Je vais continuer à vivre là où je vis actuellement. Avec mes collègues de Florange, et avec d’autres, on s’est fixé l’objectif d’avoir des rencontres permanentes. Au moins une fois par mois. Je viendrai faire le compte-rendu des travaux qui se font au niveau du Parlement européen. Je veux surtout les écouter, les entendre. Ce seront mes «garde-fous». À eux de me dire si je suis resté moi-même ou si je suis en train de dériver, de perdre la réalité et d’être absorbé par des sphères qui ne sont pas les miennes. Je veux être un député au plus près du terrain. C’est très banal de le dire, ils disent tous la même chose, mais je veux être proche des gens qui me ressemblent. Du monde du travail. Le monde qui se sent oublié, le monde qui souffre.

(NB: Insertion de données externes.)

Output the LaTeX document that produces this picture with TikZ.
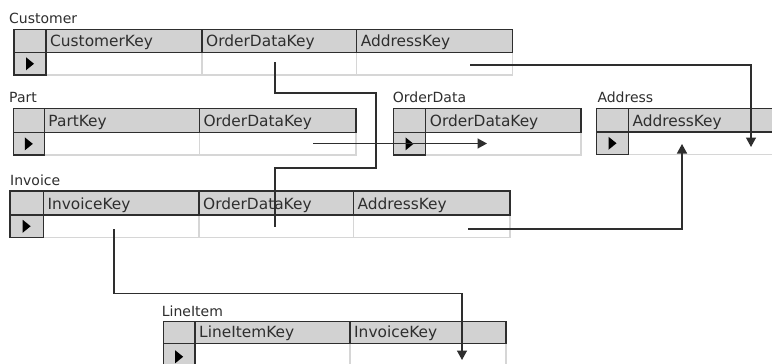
\documentclass[tikz,border=0pt]{standalone}
\usepackage{fontspec}
\setmainfont{DejaVu Sans}
\usetikzlibrary{arrows.meta}
\definecolor{hdrgray}{HTML}{D2D2D2}
\definecolor{cellline}{HTML}{D6D6D6}
\definecolor{ink}{HTML}{2E2E2E}
\tikzset{
  hdrcell/.style={fill=hdrgray, draw=ink, line width=1.4pt},
  datacell/.style={draw=cellline, line width=1.1pt, fill=white},
  selcell/.style={fill=hdrgray, draw=ink, line width=1.4pt},
  hdrtext/.style={anchor=base west, inner sep=0pt, font=\fontsize{15.4}{15.4}\selectfont, text=ink},
  tbllabel/.style={anchor=base west, inner sep=0pt, font=\fontsize{14}{14}\selectfont, text=ink},
  link/.style={draw=ink, line width=1.4pt},
  linkarrow/.style={link, -{Triangle[length=9.5pt,width=10pt]}},
}
% #1 id, #2 left, #3 selector right, #4 top, #5 header bottom, #6 bottom,
% #7 list of right-edge/column-name pairs
\newcommand\dbtable[7]{%
  \foreach \redge/\hname [remember=\redge as \ledge (initially #3)] in {#7} {
    \path[datacell] (\ledge,#5) rectangle (\redge,#6);
  }
  \foreach \redge/\hname [remember=\redge as \ledge (initially #3)] in {#7} {
    \path[hdrcell] (\ledge,#4) rectangle (\redge,#5);
    \node[hdrtext] (#1-\hname) at (\ledge+4,#5-6) {\hname};
  }
  \path[selcell] (#2,#4) rectangle (#3,#5);
  \path[selcell] (#2,#5) rectangle (#3,#6);
  \fill[black] ({(#2+#3)/2-4},{(#5+#6)/2-6.5}) -- ++(8,6.5) -- ++(-8,6.5) -- cycle;
}
\begin{document}
\begin{tikzpicture}[x=1pt,y=-1pt]
  \useasboundingbox (0,0) rectangle (772,364);
  \clip (0,0) rectangle (772,364);
  \fill[white] (0,0) rectangle (772,364);

  % tables
  \node[tbllabel] (lbl-cust) at (9,23.3) {Customer};
  \dbtable{cust}{14}{46}{29.3}{52.5}{75}{202/CustomerKey,356.7/OrderDataKey,512.7/AddressKey}

  \node[tbllabel] (lbl-part) at (9,102) {Part};
  \dbtable{part}{13.3}{44.3}{108.3}{132.7}{155}{199.3/PartKey,356/OrderDataKey}

  \node[tbllabel] (lbl-od) at (392.7,102) {OrderData};
  \dbtable{od}{393.3}{425.7}{108.3}{132.7}{155}{581/OrderDataKey}

  \node[tbllabel] (lbl-addr) at (597.3,102) {Address};
  \dbtable{addr}{596.7}{628.3}{108.3}{132}{154.5}{790/AddressKey}

  \node[tbllabel] (lbl-inv) at (10,185.7) {Invoice};
  \dbtable{inv}{10}{43.3}{191}{215}{237.5}{199/InvoiceKey,353.3/OrderDataKey,510/AddressKey}

  \node[tbllabel] (lbl-li) at (161.7,316.7) {LineItem};
  \dbtable{li}{163.3}{195}{321.7}{343.5}{370}{350/LineItemKey,506/InvoiceKey}

  % connector end points
  \coordinate (cust-odk) at (275,62);
  \coordinate (inv-odk) at (275,227);
  \coordinate (cust-addr) at (470,65);
  \coordinate (addr-down) at (751,147);
  \coordinate (part-odk) at (313,143.5);
  \coordinate (od-in) at (487,143.5);
  \coordinate (inv-addr) at (468,229);
  \coordinate (addr-up) at (682,144);
  \coordinate (inv-key) at (114,229);
  \coordinate (li-inv) at (462,360);

  % relationships
  \draw[link] (cust-odk) -- (275,93) -- (376,93) -- (376,168) -| (inv-odk);
  \draw[linkarrow] (cust-addr) -| (addr-down);
  \draw[linkarrow] (part-odk) -- (od-in);
  \draw[linkarrow] (inv-addr) -| (addr-up);
  \draw[linkarrow] (inv-key) -- (114,293.5) -| (li-inv);
\end{tikzpicture}
\end{document}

Je veux être l’aiguillon qui, à chaque fois, interpellera les uns et les autres en leur demandant avant de voter une directive quelle qu’elle soit, de se poser la question suivante : ce que je vais voter maintenant, si demain on me l’appliquait maintenant, comment je réagirais ? Quand j’entends un Gattaz ou un Lamy dire « il faut accepter des boulots en-dessous du SMIC », eux qui ont le cul bordé de nouilles, ça me fout en rage. Ils parlent de choses qu’ils ne connaissent pas, qu’ils n’ont jamais vécues. Ils ne savent pas ce que c’est d’être obligé d’arriver en fin de mois et de gratter le dernier centime de son porte-monnaie pour acheter une baguette de pain. J’ai envie de leur dire, à ces gens-là: « chiche Monsieur Gattaz, chiche Monsieur Lamy, à combien on le fixe votre salaire  ? 500 euros, 400 euros ? » Donnez l’exemple, si vous voulez être crédible. Montrez-nous qu’on peut vivre avec un salaire en-dessous du SMIC. Voilà comment on redonnera un peu de crédibilité à la parole politique.